There are various forms of intervention on HIV medication based on different models and theories of health behaviours.11-13 One of the important principles in drug adherence counselling is that patients should be involved in treatment decision process. They need information and explanation on the pros and cons of the medications prescribed to them. HAART should not be prescribed without the commitment from patients. Besides, strategies for enhancing drug adherence should be discussed before commencement of treatment. Such strategies include setting alarm via mobile phone or watch to ensure accurate drug taking time, proper drug storage, and forming habit of stock taking of drugs. Integration of medication schedule into life routine is the key to success in treatment adherence.

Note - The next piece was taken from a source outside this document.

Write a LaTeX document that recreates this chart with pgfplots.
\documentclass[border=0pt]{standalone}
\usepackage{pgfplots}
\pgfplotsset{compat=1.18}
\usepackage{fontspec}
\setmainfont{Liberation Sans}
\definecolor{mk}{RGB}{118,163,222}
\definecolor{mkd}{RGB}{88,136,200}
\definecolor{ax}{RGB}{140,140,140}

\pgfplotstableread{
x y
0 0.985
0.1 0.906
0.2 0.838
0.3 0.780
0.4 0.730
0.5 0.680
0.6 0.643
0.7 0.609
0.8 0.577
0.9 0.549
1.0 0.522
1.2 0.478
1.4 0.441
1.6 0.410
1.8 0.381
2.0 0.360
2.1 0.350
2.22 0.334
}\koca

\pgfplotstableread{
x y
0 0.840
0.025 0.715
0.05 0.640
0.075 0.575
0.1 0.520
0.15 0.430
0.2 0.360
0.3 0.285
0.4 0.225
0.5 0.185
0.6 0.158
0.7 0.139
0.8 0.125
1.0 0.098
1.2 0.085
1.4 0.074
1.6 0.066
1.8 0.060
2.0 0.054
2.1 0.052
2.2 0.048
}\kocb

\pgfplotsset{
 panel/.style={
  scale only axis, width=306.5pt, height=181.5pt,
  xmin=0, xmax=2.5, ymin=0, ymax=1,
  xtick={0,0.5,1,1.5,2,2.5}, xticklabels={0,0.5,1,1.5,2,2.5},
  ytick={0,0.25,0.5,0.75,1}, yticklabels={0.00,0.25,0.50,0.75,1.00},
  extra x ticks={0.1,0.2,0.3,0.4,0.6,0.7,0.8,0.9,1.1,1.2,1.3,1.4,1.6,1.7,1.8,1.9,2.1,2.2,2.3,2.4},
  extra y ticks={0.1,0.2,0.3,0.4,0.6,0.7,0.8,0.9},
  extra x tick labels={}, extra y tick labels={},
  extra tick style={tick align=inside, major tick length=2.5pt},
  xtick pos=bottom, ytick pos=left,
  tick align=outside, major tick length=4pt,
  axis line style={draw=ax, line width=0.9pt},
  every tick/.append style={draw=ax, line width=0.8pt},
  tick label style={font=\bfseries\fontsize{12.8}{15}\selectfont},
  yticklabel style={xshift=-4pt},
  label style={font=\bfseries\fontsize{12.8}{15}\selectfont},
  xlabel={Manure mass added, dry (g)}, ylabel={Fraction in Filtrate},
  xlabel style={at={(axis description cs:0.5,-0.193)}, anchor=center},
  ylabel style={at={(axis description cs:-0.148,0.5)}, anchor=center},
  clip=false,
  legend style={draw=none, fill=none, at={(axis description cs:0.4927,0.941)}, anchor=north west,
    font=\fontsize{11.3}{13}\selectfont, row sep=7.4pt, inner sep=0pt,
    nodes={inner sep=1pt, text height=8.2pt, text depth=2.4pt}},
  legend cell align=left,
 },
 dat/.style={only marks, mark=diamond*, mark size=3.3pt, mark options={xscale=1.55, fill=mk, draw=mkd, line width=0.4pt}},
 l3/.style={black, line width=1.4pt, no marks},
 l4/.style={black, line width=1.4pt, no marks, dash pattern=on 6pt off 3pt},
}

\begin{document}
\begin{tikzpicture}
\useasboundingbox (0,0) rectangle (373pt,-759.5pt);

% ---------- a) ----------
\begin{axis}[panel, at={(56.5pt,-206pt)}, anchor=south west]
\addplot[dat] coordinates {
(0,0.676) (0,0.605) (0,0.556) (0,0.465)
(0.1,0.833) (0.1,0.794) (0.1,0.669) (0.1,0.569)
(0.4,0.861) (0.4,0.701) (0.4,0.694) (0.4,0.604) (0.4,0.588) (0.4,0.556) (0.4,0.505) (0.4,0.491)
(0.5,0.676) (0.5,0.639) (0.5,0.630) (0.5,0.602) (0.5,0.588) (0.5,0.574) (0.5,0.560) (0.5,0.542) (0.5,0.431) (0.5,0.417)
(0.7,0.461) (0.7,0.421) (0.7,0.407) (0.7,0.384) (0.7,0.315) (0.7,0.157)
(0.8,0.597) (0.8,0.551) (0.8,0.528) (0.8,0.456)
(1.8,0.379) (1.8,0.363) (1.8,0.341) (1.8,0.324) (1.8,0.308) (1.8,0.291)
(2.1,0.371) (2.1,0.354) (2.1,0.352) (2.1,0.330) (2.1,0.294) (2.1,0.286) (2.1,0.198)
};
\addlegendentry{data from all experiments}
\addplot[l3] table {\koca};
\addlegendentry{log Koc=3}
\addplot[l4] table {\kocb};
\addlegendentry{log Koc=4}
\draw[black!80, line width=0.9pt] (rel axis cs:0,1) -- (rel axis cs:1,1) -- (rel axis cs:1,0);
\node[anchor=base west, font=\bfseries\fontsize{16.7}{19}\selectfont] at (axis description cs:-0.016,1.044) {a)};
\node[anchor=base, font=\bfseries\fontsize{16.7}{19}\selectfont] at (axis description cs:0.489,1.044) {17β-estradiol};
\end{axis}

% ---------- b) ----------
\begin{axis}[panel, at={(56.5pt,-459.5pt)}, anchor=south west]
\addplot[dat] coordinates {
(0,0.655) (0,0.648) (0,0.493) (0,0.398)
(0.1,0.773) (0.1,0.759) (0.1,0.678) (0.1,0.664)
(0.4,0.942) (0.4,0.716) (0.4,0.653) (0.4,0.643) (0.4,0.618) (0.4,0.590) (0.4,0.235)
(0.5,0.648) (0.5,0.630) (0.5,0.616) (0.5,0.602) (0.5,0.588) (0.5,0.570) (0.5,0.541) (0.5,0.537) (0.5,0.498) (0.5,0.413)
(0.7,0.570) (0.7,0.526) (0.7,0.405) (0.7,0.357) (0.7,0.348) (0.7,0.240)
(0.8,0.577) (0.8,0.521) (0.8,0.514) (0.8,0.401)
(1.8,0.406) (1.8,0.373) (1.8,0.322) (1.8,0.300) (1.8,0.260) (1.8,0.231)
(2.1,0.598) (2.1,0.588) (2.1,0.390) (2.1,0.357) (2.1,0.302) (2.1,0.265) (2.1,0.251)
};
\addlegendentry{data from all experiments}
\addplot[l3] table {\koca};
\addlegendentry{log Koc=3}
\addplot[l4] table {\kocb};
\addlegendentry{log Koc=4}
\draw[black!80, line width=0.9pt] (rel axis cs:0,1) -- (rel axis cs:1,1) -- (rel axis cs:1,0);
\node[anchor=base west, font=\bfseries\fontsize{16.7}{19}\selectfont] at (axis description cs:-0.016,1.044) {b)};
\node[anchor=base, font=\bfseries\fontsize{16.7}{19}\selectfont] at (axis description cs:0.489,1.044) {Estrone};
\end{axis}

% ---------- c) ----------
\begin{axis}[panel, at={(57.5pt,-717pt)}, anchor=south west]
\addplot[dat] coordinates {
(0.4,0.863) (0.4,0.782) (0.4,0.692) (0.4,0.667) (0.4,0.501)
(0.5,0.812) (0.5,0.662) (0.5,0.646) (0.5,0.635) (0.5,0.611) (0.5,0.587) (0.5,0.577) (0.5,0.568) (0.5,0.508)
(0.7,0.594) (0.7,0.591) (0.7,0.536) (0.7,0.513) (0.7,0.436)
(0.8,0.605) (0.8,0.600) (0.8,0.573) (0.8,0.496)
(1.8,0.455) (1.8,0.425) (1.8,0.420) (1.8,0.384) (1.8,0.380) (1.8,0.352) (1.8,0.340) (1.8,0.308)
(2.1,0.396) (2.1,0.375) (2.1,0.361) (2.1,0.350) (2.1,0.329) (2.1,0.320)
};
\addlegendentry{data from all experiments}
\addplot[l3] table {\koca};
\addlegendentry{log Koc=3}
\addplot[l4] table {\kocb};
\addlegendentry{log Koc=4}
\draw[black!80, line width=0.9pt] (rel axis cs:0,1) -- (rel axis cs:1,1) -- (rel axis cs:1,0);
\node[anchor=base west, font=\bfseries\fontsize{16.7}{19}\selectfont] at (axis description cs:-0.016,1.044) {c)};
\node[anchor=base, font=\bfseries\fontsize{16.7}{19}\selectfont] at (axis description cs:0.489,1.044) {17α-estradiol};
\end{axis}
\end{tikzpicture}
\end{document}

Secondary prevention - counselling on safer sex

The development of rapport and regular contacts with HIV patients are the pre-requisites for effective safer sex promotion in HIV patients. Health care workers need to prepare themselves to discuss the topic of sex and master the skills in addressing sexual need of patients. The dimensions of safer sex education in clinical settings include: (a) risk behaviour assessment, STDs screening and counselling at individual level, (b) education on proper use of condom and (c) counselling on the importance of safer sex practice. Spouses/partners shall be invited to join the session to understand the couples' difficulties and barriers in sexual relationships and offer counselling accordingly.

The social interface

The ultimate objective of psychosocial care is not only for prolonging survival of patients, but to assist them to attain quality of life and to enable them to reintegrate back to society. Enhancing self-care ability is crucial to facilitate normal living. In the course of treatment, health care workers have to identify barriers to independent living, and offer appropriate assistance to achieve the aim. For example, PLWHAs may also need vocational rehabilitation in order to resume independent living. Moreover, they can be empowered by full understanding of their own health progress and treatment updates.

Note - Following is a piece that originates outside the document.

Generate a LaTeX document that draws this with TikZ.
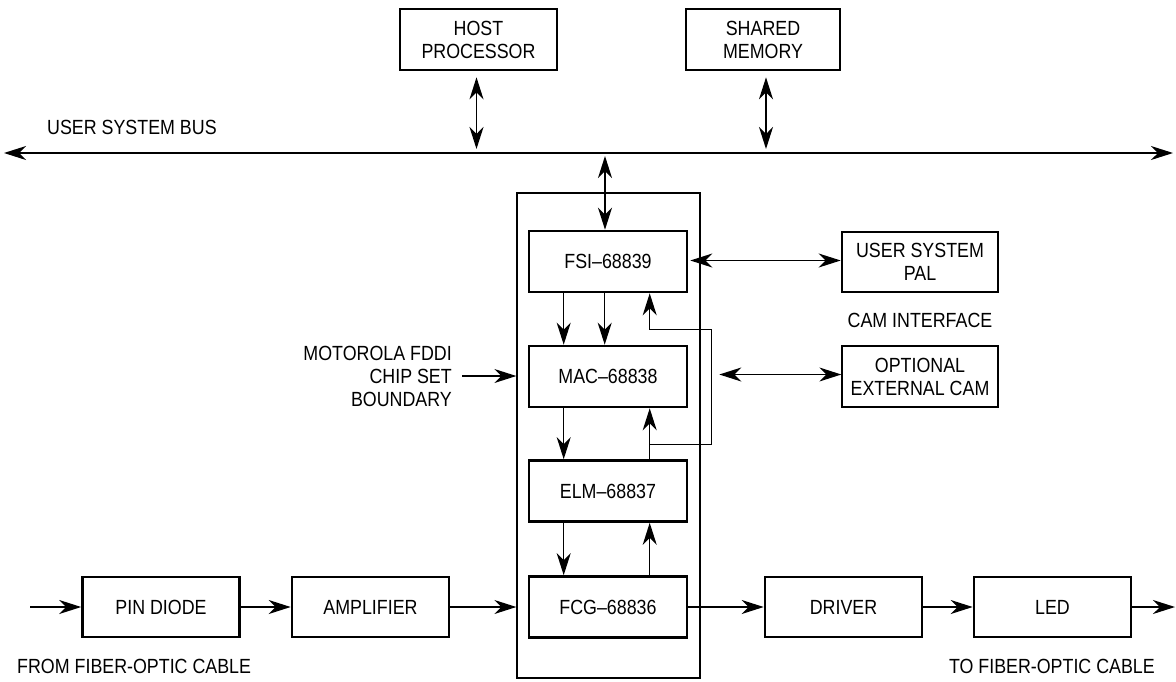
\documentclass[tikz,border=0pt]{standalone}
\usepackage{fontspec}
\setmainfont[FakeStretch=0.87]{Liberation Sans}
\usetikzlibrary{arrows.meta,calc}
\begin{document}
\begin{tikzpicture}[x=1pt,y=-1pt,
  font=\fontsize{20.5}{23}\selectfont,
  blk/.style={draw,line width=2.6pt,minimum width=157pt,minimum height=61pt,align=center,inner sep=0pt},
  thinblk/.style={draw,line width=1.3pt,minimum width=156pt,minimum height=61pt,align=center,inner sep=0pt},
  conn/.style={line width=1.3pt,-{Stealth[length=22pt,width=14pt,inset=7pt]}},
  bconn/.style={line width=1.3pt,{Stealth[length=22pt,width=14pt,inset=7pt]}-{Stealth[length=22pt,width=14pt,inset=7pt]}},
  lbl/.style={inner sep=0pt}]
\useasboundingbox (0,0) rectangle (1176,681);
% boundary
\node[draw,line width=1.3pt,minimum width=183pt,minimum height=485pt,inner sep=0pt] (bound) at (608.5,435.5) {};
% top boxes
\node[blk] (host) at (478.5,39.5) {HOST\\PROCESSOR};
\node[blk,minimum width=154pt] (shared) at (763,39.5) {SHARED\\MEMORY};
% bus
\coordinate (busL) at (4,153);
\coordinate (busR) at (1173,153);
\draw[bconn] (busL) -- (busR);
\node[lbl,anchor=base west] (bustxt) at (47,134) {USER SYSTEM BUS};
% chip boxes
\node[blk,minimum width=158pt] (fsi) at (608,261.5) {FSI–68839};
\node[blk,minimum width=158pt] (mac) at (608,376.5) {MAC–68838};
\node[blk,minimum width=158pt] (elm) at (608,491) {ELM–68837};
\node[blk,minimum width=158pt] (fcg) at (608,607) {FCG–68836};
% side boxes
\node[blk,minimum width=156pt,minimum height=60pt] (pal) at (920,262) {USER SYSTEM\\PAL};
\node[lbl] (camif) at (920,320) {CAM INTERFACE};
\node[thinblk] (cam) at (920,376.5) {OPTIONAL\\EXTERNAL CAM};
% bottom row
\node[blk,minimum height=60pt] (pin) at (161,607) {PIN DIODE};
\node[blk,minimum height=60pt] (amp) at (370.5,607) {AMPLIFIER};
\node[blk,minimum height=60pt] (drv) at (843.5,607) {DRIVER};
\node[blk,minimum height=60pt] (led) at (1052.5,607) {LED};
\coordinate (in) at (30,607);
\coordinate (out) at (1175,607);
\node[lbl,anchor=base west] (from) at (17,673) {FROM FIBER-OPTIC CABLE};
\node[lbl,anchor=base east] (to) at (1155,673) {TO FIBER-OPTIC CABLE};
% motorola label
\node[lbl,anchor=east,align=right] (moto) at (452,376) {MOTOROLA FDDI\\CHIP SET\\BOUNDARY};
\draw[conn] ($(moto.east)+(10,0)$) -- (bound.west |- moto.east);
% host / shared to bus
\draw[bconn] ($(host.south)+(-2,6)$) -- ($(host.south |- busL)+(-2,-4)$);
\draw[bconn] ($(shared.south)+(3,6)$) -- ($(shared.south |- busL)+(3,-4)$);
\draw[bconn] ($(fsi.north |- busL)+(-3,3)$) -- ($(fsi.north)+(-3,0)$);
% fsi to mac
\draw[conn] ($(fsi.south west)+(36,0)$) -- ($(mac.north west)+(36,0)$);
\draw[conn] ($(fsi.south west)+(77,0)$) -- ($(mac.north west)+(77,0)$);
% mac to elm, elm to fcg
\draw[conn] ($(mac.south west)+(36,0)$) -- ($(elm.north west)+(36,0)$);
\draw[conn] ($(elm.south west)+(36,0)$) -- ($(fcg.north west)+(36,0)$);
% upward
\draw[conn] ($(fcg.north west)+(122,0)$) -- ($(elm.south west)+(122,0)$);
\draw[conn] ($(elm.north west)+(122,0)$) -- ($(mac.south west)+(122,0)$);
\draw[conn] ($(elm.north west)+(122,-15)$) -- ++(62,0) -- ++(0,-115) -- ++(-62,0) -- ($(fsi.south west)+(122,0)$);
% side links
\draw[bconn] ($(fsi.east)+(2,-1)$) -- (pal.west |- {$(fsi.east)+(2,-1)$});
\draw[bconn] ($(mac.east)+(31,-2)$) -- (cam.west |- {$(mac.east)+(31,-2)$});
% bottom chain
\draw[conn] (in) -- (pin.west);
\draw[conn] (pin.east) -- (amp.west);
\draw[conn] (amp.east) -- (bound.west |- amp.east);
\draw[conn] (fcg.east) -- (drv.west);
\draw[conn] (drv.east) -- (led.west);
\draw[conn] (led.east) -- (out);
\end{tikzpicture}
\end{document}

It is important to note that HIV-related social stigmas have never disappeared.14 Social stigma can be a form of chronic stress for HIV/AIDS patients. In addition, fear of stigmatisation and discrimination would stop people from disclosing their diagnosis to friends and family members, while the burden and stressors of HIV are all kept to the infected individuals. Some people develop internal stigmas. They believe that their disease is a form of punishment and the disease constrains every aspect of their lives. Some patients may avoid social contacts and do not seek their much needed social support since they believe that they are not worth of respect and care from anyone. As a result, people living with HIV/AIDS may live in despair and a constant fear of rejection, and yet lack social support that they need.

Algorithm 5(A)

Further reading

1. Barry PD. Psychosocial nursing: care of physically ill patients and their families. Philadelphia: Lippincott, 1996.

2. Bartlett JG, Finkbeiner AK. The guide to living with HIV infection: Developed at the Johns Hopkins AIDS Clinic (5th Ed.). US: Johns Hopkins University Press, 2001.

3. Laurence J (Eds). Medication adherence in HIV/AIDS. NY: Mary Ann Liebert, 2004.

4. Nott KH, Vedhara K (Eds). Psychosocial and Biomedical interactions in HIV infection. UK: Harwood Academic Publishers, 2000.

5. UNAIDS. Caring for carers. Managing stress in those who care for people with HIV and AIDS. Geneva: UNAIDS, 2000.

6. UNAIDS. AIDS: Palliative care. Technical Update. Geneva: UNAIDS, 2000.